Roy Keane's departure leaves Sunderland players' future in doubt

10 December 2008 11:03
Ferdinand was persuaded to leave West Ham for Sunderland by Keane last summer in an £8 million transfer deal and even though he signed a four-year deal he acknowledged his long-term future is in doubt.

Former Liverpool manager Gerard Houllier is now among the bookies' favourites behind Sam Allardyce to replace Keane as the Sunderland chairman, Niall Quinn, sifts through the applications.

The uncertainty has left Ferdinand under no illusions about what is ahead. "As fast as you've come in the door, you can leave just as quickly," he said. "But the boys have got a lot of pride in themselves, which we showed at the weekend against Manchester United.

"None of the boys want to give up that shirt, none of the boys want to leave the club. If they wanted to, their attitude wouldn't have been spot-on at the weekend."

Keane's successor will inherit an over-populated senior squad thanks to the Irishman's transfer policies, but Ferdinand showed he is ready to rise to the challenge of proving his worth with an impressive display during the 1-0 defeat at Old Trafford.

"It's not always down to the manager, it's down to the players," Ferdinand, 23, added. "We've got to stick together now more than ever, whether there's a manager here or not.

First-team coach Ricky Sbragia is due to remain in charge when West Bromwich Albion head to the Stadium of Light on Saturday and there is even talk that he will be at the helm when Sunderland head to Hull a week later.

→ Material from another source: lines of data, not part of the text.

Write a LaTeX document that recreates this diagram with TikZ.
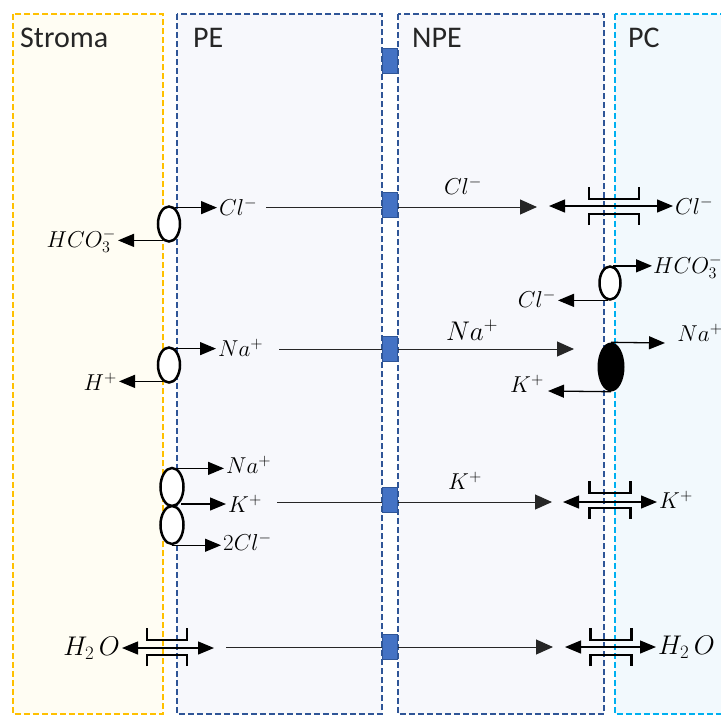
\documentclass[tikz,border=0pt]{standalone}
\usepackage{fix-cm}
\usepackage{fontspec}
\setmainfont{Carlito}
\usetikzlibrary{shapes.geometric,arrows.meta,calc}
\definecolor{stromaB}{HTML}{FFC000}
\definecolor{stromaF}{HTML}{FFFDF3}
\definecolor{peB}{HTML}{2F5597}
\definecolor{peF}{HTML}{F7F8FC}
\definecolor{pcB}{HTML}{00B0F0}
\definecolor{pcF}{HTML}{F2F9FD}
\definecolor{pumpF}{HTML}{4472C4}
\tikzset{
  memb/.style={line width=2pt, dash pattern=on 6pt off 3pt},
  boxlabel/.style={font=\fontsize{30}{34}\selectfont, anchor=base west, inner sep=0, text=black!85},
  ion/.style={font=\fontsize{23}{27}\selectfont, inner sep=2pt},
  bigion/.style={font=\fontsize{27}{31}\selectfont, inner sep=2pt},
  arr/.style={-{Triangle[length=16pt,width=13pt]}, line width=1.3pt},
  darr/.style={{Triangle[length=16pt,width=13pt]}-{Triangle[length=16pt,width=13pt]}, line width=1.3pt},
  longarr/.style={-{Triangle[length=17pt,width=15pt]}, line width=1pt, black!85},
  carrier/.style={ellipse, draw, line width=2.5pt, fill=white, minimum width=22pt, minimum height=35pt, inner sep=0},
  pumpbox/.style={rectangle, draw=peB, fill=pumpF, line width=1.5pt, minimum width=15pt, minimum height=25pt, inner sep=0},
  chan/.style={line width=2.5pt},
  pics/channel/.style={code={
    \draw[chan] (-#1,-19) -- (-#1,-7) -- (#1,-7) -- (#1,-19);
    \draw[chan] (-#1,19) -- (-#1,8) -- (#1,8) -- (#1,19);
  }},
}
\begin{document}
\begin{tikzpicture}[x=1pt,y=-1pt]
\useasboundingbox (0,0) rectangle (721,716);
\clip (0,0) rectangle (721,716);
% compartments
\draw[memb, draw=stromaB, fill=stromaF] (13,14) rectangle (163,714);
\draw[memb, draw=peB, fill=peF] (177,14) rectangle (382,714);
\draw[memb, draw=peB, fill=peF] (398,14) rectangle (604,714);
\draw[memb, draw=pcB, fill=pcF] (615,14) rectangle (740,714);
\node[boxlabel] (lStroma) at (20,47) {Stroma};
\node[boxlabel] (lPE) at (193,47) {PE};
\node[boxlabel] (lNPE) at (412,47) {NPE};
\node[boxlabel] (lPC) at (628,47) {PC};

% ---------- row 1: Cl- ----------
\node[carrier] (e1) at (169,224) {};
\node[ion, anchor=west] (cl1) at (217,207) {$Cl^-$};
\node[ion, anchor=east] (hco1) at (118,241) {$HCO_3^-$};
\draw[arr] (e1.70) -- (e1.70 -| cl1.west);
\draw[arr] (e1.250) -- (e1.250 -| hco1.east);
\coordinate (l1s) at (266,207);
\coordinate (l1e) at (537,207);
\draw[longarr] (l1s) -- (l1e);
\node[ion] (cl2) at (463,186) {$Cl^-$};
\pic at (614,206) {channel=25};
\node[ion, anchor=west] (cl3) at (673,206) {$Cl^-$};
\coordinate (c1l) at (549,206);
\draw[darr] (c1l) -- (cl3.west);

% ---------- PC HCO3 exchanger ----------
\node[carrier, minimum width=21pt, minimum height=33pt] (e3) at (610,283) {};
\node[ion, anchor=west, inner sep=1pt] (hco2) at (652,267) {$HCO_3^-$};
\node[ion, anchor=east] (cl4) at (558,299) {$Cl^-$};
\draw[arr] (e3.80) -- (e3.80 -| hco2.west);
\draw[arr] (e3.262) -- (e3.262 -| cl4.east);

% ---------- row 2: Na+ ----------
\node[carrier] (e2) at (169,365) {};
\node[ion, anchor=west] (na1) at (216,348) {$Na^+$};
\node[ion, anchor=east] (h1) at (119,382) {$H^+$};
\draw[arr] (e2.70) -- (e2.70 -| na1.west);
\draw[arr] (e2.250) -- (e2.250 -| h1.east);
\coordinate (l2s) at (279,349);
\coordinate (l2e) at (574,349);
\draw[longarr] (l2s) -- (l2e);
\node[bigion] (na2) at (472,330) {$Na^+$};
\node[ellipse, fill=black, minimum width=27pt, minimum height=49pt, inner sep=0] (e4) at (611,367) {};
\node[ion] (na3) at (700,333) {$Na^+$};
\coordinate (na3t) at (665,343);
\draw[arr] (e4.north) -- (na3t);
\node[ion] (k1) at (527,384) {$K^+$};
\coordinate (k1t) at (548,391);
\draw[arr] (e4.south) -- (k1t);

% ---------- row 3: Na-K-2Cl ----------
\node[carrier, minimum width=23pt, minimum height=38pt] (e5) at (172,487) {};
\node[carrier, minimum width=23pt, minimum height=38pt] (e6) at (172,525) {};
\node[ion, anchor=west] (na4) at (224,465) {$Na^+$};
\node[ion, anchor=west] (k2) at (226,504) {$K^+$};
\node[ion, anchor=west] (cl5) at (221,542) {$2Cl^-$};
\coordinate (k2s) at (181,504);
\draw[arr] (e5.75) -- (e5.75 -| na4.west);
\draw[arr] (k2s) -- (k2s -| k2.west);
\draw[arr] (e6.south) -- (e6.south -| cl5.west);
\coordinate (l3s) at (277,502);
\coordinate (l3e) at (552,502);
\draw[longarr] (l3s) -- (l3e);
\node[ion] (k3) at (465,481) {$K^+$};
\pic at (610,500) {channel=20.5};
\node[ion, anchor=west] (k4) at (657,500) {$K^+$};
\coordinate (c2l) at (563,502);
\draw[darr] (c2l) -- (c2l -| k4.west);

% ---------- row 4: water ----------
\pic at (167,647) {channel=20};
\node[bigion, anchor=east] (w1) at (122,648) {$H_2\,O$};
\coordinate (c3r) at (214,648);
\draw[darr] (w1.east) -- (c3r);
\coordinate (l4s) at (226,647);
\coordinate (l4e) at (553,647);
\draw[longarr] (l4s) -- (l4e);
\pic at (611,647) {channel=20.5};
\node[bigion, anchor=west] (w2) at (656,647) {$H_2\,O$};
\coordinate (c4l) at (565,647);
\draw[darr] (c4l) -- (w2.west);

% ---------- pumps between PE and NPE ----------
\node[pumpbox] (p1) at (390,61) {};
\node[pumpbox] (p2) at (390,205) {};
\node[pumpbox] (p3) at (390,349) {};
\node[pumpbox] (p4) at (390,500) {};
\node[pumpbox] (p5) at (390,647) {};
\end{tikzpicture}
\end{document}
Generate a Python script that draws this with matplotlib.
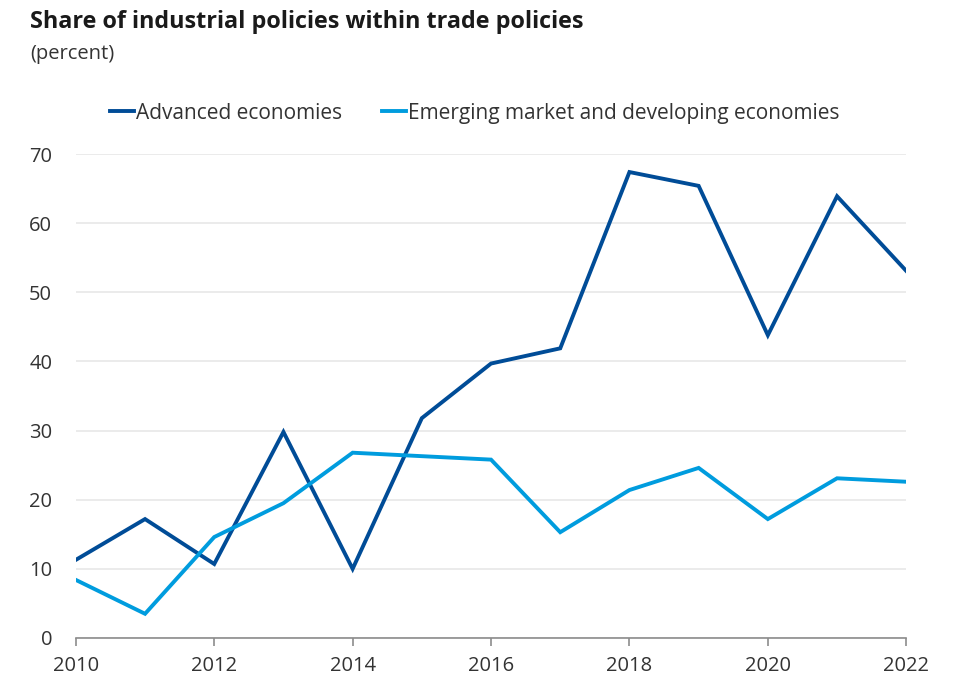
import matplotlib
matplotlib.use("Agg")
import matplotlib.pyplot as plt

plt.rcParams['font.family'] = ['Open Sans', 'DejaVu Sans']

# data
years = [2010, 2011, 2012, 2013, 2014, 2015, 2016, 2017, 2018, 2019, 2020, 2021, 2022]
advanced = [11.3, 17.2, 10.7, 29.8, 10.0, 31.8, 39.7, 41.9, 67.4, 65.4, 43.8, 63.9, 53.1]
emerging = [8.4, 3.5, 14.6, 19.5, 26.8, 26.3, 25.8, 15.3, 21.4, 24.6, 17.2, 23.1, 22.6]
labels = ['Advanced economies', 'Emerging market and developing economies']
xticks = [2010, 2012, 2014, 2016, 2018, 2020, 2022]
yticks = [0, 10, 20, 30, 40, 50, 60, 70]

dark = '#004C97'
light = '#009CDE'

fig = plt.figure(figsize=(9.6, 6.9), dpi=100)
ax = fig.add_axes([0.079, 0.0754, 0.865, 0.7013])

ax.plot(years, advanced, color=dark, lw=2.8, label=labels[0], solid_joinstyle='miter')
ax.plot(years, emerging, color=light, lw=2.8, label=labels[1], solid_joinstyle='miter')

ax.set_xlim(2010, 2022)
ax.set_ylim(0, 70)
ax.set_xticks(xticks)
ax.set_yticks(yticks)
ax.grid(axis='y', color='#e8e8e8', lw=1.2)
ax.set_axisbelow(True)
for s in ['top', 'right', 'left']:
    ax.spines[s].set_visible(False)
ax.spines['bottom'].set_color('#8c8c8c')
ax.spines['bottom'].set_linewidth(1.2)
ax.tick_params(axis='x', length=6, width=1.2, color='#8c8c8c', labelsize=14.5, labelcolor='#333333', pad=7)
ax.tick_params(axis='y', length=0, labelsize=14.5, labelcolor='#333333', pad=17)

fig.text(0.031, 0.968, 'Share of industrial policies within trade policies',
         fontsize=16.8, fontweight='bold', color='#1a1a1a', va='center')
fig.text(0.031, 0.922, '(percent)', fontsize=14.5, color='#333333', va='center')

leg = fig.legend(loc='center left', bbox_to_anchor=(0.095, 0.836), ncol=2, frameon=False,
                 fontsize=15, handlelength=1.15, handletextpad=0.1, columnspacing=1.9,
                 labelcolor='#333333')

fig.savefig('out.png', dpi=100, facecolor='white')
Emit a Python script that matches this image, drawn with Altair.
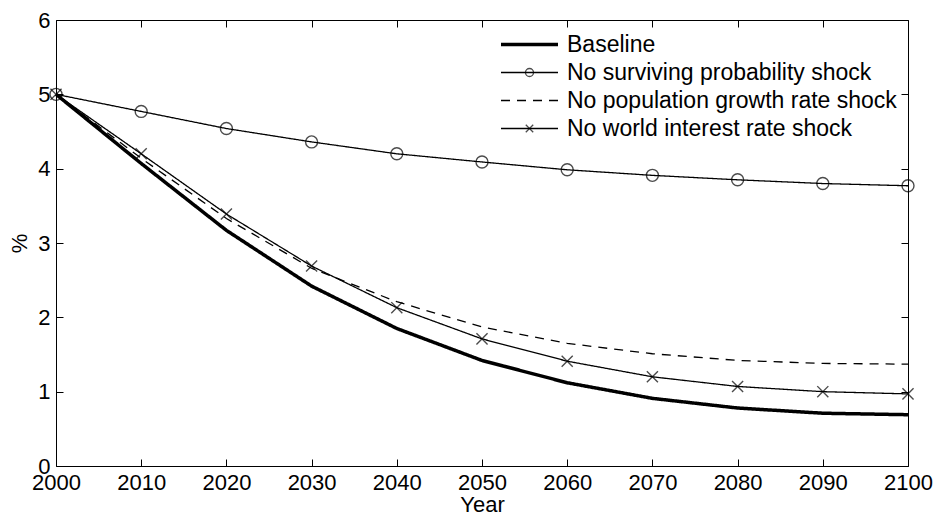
import pandas as pd
import altair as alt

# values
years = [2000, 2010, 2020, 2030, 2040, 2050, 2060, 2070, 2080, 2090, 2100]
baseline = [5.0, 4.07, 3.17, 2.42, 1.85, 1.42, 1.12, 0.91, 0.78, 0.71, 0.69]
no_surv = [5.0, 4.77, 4.54, 4.36, 4.20, 4.09, 3.985, 3.91, 3.85, 3.80, 3.77]
no_pop = [5.0, 4.14, 3.33, 2.66, 2.21, 1.87, 1.65, 1.51, 1.42, 1.38, 1.37]
no_world = [5.0, 4.20, 3.39, 2.69, 2.13, 1.71, 1.41, 1.20, 1.07, 1.00, 0.97]

names = ["Baseline", "No surviving probability shock",
         "No population growth rate shock", "No world interest rate shock"]
y_ticks = [0, 1, 2, 3, 4, 5, 6]

rows = []
for name, vals in zip(names, [baseline, no_surv, no_pop, no_world]):
    for yr, v in zip(years, vals):
        rows.append({"Year": yr, "value": v, "series": name, "mk": name})
df = pd.DataFrame(rows)

FONT = "Liberation Sans"
W, H = 852, 446

# marker paths (empty path = no marker)
circle = "M-0.67,0A0.67,0.67 0 1 1 0.67,0A0.67,0.67 0 1 1 -0.67,0Z"
xmark = "M-0.62,-0.62L0.62,0.62M-0.62,0.62L0.62,-0.62"
nomark = "M0,0"

common_legend = dict(
    title=None, orient="none", legendX=462, legendY=13,
    labelFont=FONT, labelFontSize=23, labelColor="black", labelLimit=0,
    symbolSize=144, symbolStrokeColor="black", symbolFillColor="transparent",
    symbolOffset=0, labelOffset=26, rowPadding=4,
)
line_legend = alt.Legend(symbolType="M-4.75,0H4.75", **common_legend)
mark_legend = alt.Legend(labelOpacity=0, symbolStrokeWidth=1.3, **common_legend)

inner = dict(tickSize=7, offset=-7, domain=False, tickColor="black", tickWidth=1,
             grid=False)

x_scale = alt.Scale(domain=[2000, 2100], nice=False)
y_scale = alt.Scale(domain=[0, 6], nice=False)

lines = alt.Chart(df).mark_line(color="black").encode(
    x=alt.X("Year:Q", scale=x_scale,
            axis=alt.Axis(orient="bottom", values=years, format="d", title="Year",
                          labelFlush=False, labelPadding=6, titlePadding=1, **inner)),
    y=alt.Y("value:Q", scale=y_scale,
            axis=alt.Axis(orient="left", values=y_ticks, title="%",
                          labelPadding=6, titlePadding=6, **inner)),
    strokeDash=alt.StrokeDash("series:N",
                              scale=alt.Scale(domain=names,
                                              range=[[1, 0], [1, 0], [9, 7], [1, 0]]),
                              legend=line_legend),
    strokeWidth=alt.StrokeWidth("series:N",
                                scale=alt.Scale(type="ordinal", domain=names,
                                                range=[3.5, 1.3, 1.3, 1.3]),
                                legend=line_legend),
)

points = alt.Chart(df).mark_point(
    color="black", filled=False, size=320, strokeWidth=1.4
).encode(
    x=alt.X("Year:Q", scale=x_scale,
            axis=alt.Axis(orient="top", values=years, labels=False, title=None, **inner)),
    y=alt.Y("value:Q", scale=y_scale,
            axis=alt.Axis(orient="right", values=y_ticks, labels=False, title=None, **inner)),
    shape=alt.Shape("mk:N", sort=names,
                    scale=alt.Scale(range=[nomark, circle, nomark, xmark]),
                    legend=mark_legend),
)

chart = alt.layer(lines, points).resolve_scale(
    x="shared", y="shared"
).resolve_axis(
    x="independent", y="independent"
).properties(
    width=W, height=H, background="white",
    autosize=alt.AutoSizeParams(type="none"),
    padding={"left": 48, "top": 12, "right": 26, "bottom": 49},
).configure_view(
    stroke="black", strokeWidth=1
).configure_axis(
    labelFont=FONT, labelFontSize=22, labelColor="black",
    titleFont=FONT, titleFontSize=22, titleColor="black", titleFontWeight="normal",
    grid=False,
)

chart.save("out.html", embed_options={"renderer": "svg", "actions": False})
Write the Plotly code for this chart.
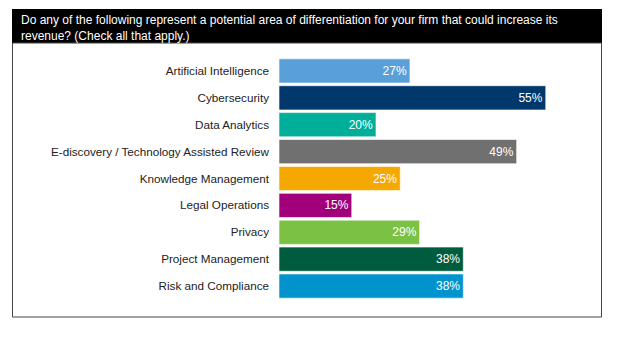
import plotly.graph_objects as go

categories = ["Artificial Intelligence", "Cybersecurity", "Data Analytics",
              "E-discovery / Technology Assisted Review", "Knowledge Management",
              "Legal Operations", "Privacy", "Project Management", "Risk and Compliance"]
values = [27, 55, 20, 49, 25, 15, 29, 38, 38]
colors = ["#5AA0D8", "#00386C", "#00AF9A", "#707070", "#F5A800",
          "#A2007A", "#7BC143", "#005C3E", "#0093CE"]
title_text = ("Do any of the following represent a potential area of differentiation for your firm that could increase its"
              "<br>revenue? (Check all that apply.)")

W, H = 630, 337
FONT = "Liberation Sans, Arial, sans-serif"

fig = go.Figure(go.Bar(
    x=values, y=categories, orientation="h",
    marker=dict(color=colors, line=dict(color="rgba(255,255,255,0.6)", width=1)),
    text=[f"{v}%" for v in values], textposition="inside", insidetextanchor="end",
    textfont=dict(color="white", size=12, family=FONT),
    hoverinfo="skip", cliponaxis=False,
))

x0 = 279 / W
x1 = 601 / W
fig.update_layout(
    width=W, height=H, margin=dict(l=0, r=0, t=0, b=0),
    paper_bgcolor="white", plot_bgcolor="white",
    showlegend=False, bargap=0.1,
    font=dict(family=FONT, size=12, color="#222222"),
    xaxis=dict(domain=[x0, x1], range=[0, 322 / 4.85], visible=False, fixedrange=True),
    yaxis=dict(domain=[1 - 299.5 / H, 1 - 57.5 / H], autorange="reversed",
               showline=False, showgrid=False, ticks="", ticklabelstandoff=9,
               tickfont=dict(size=11.7, family=FONT, color="#222222")),
    shapes=[
        dict(type="rect", xref="paper", yref="paper",
             x0=12 / W, x1=602 / W, y0=1 - 43 / H, y1=1 - 9 / H,
             fillcolor="black", line=dict(width=0), layer="below"),
        dict(type="rect", xref="paper", yref="paper",
             x0=12.5 / W, x1=601.5 / W, y0=1 - 317 / H, y1=1 - 43 / H,
             fillcolor="rgba(0,0,0,0)", line=dict(color="#444444", width=1)),
    ],
    annotations=[
        dict(text=title_text, xref="paper", yref="paper", x=19 / W, y=1 - 11 / H,
             xanchor="left", yanchor="top", align="left", showarrow=False,
             font=dict(color="white", size=12, family=FONT)),
    ],
)

fig.write_html("out.html")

Keane's former United colleague, Dwight Yorke, who is assisting Sbragia, has pledged not to follow Keane through the exit door.

"They need a bit of stability in there," Yorke, 37, said. "It's good to be playing again and good to be involved.

"I'm very grateful for the fact he [Keane] brought me to the club but at the same time I'm very sad to see him go. I genuinely believe he could have turned things round, but for whatever reason he decided not to."

Meanwhile, Sbragia has hit back at Gary Neville after the Manchester United captain labelled his tactics "appalling".

"We had all these plans about going forward but they pinned us back and we couldn't get out," the Sunderland caretaker manager said.

"What I didn't want was to play open football and lose 6-0. I wanted to frustrate them and hit them on the counter-attack, but United pinned us back. We tried to get out but we found it very difficult. Our forward play was virtually non-existent.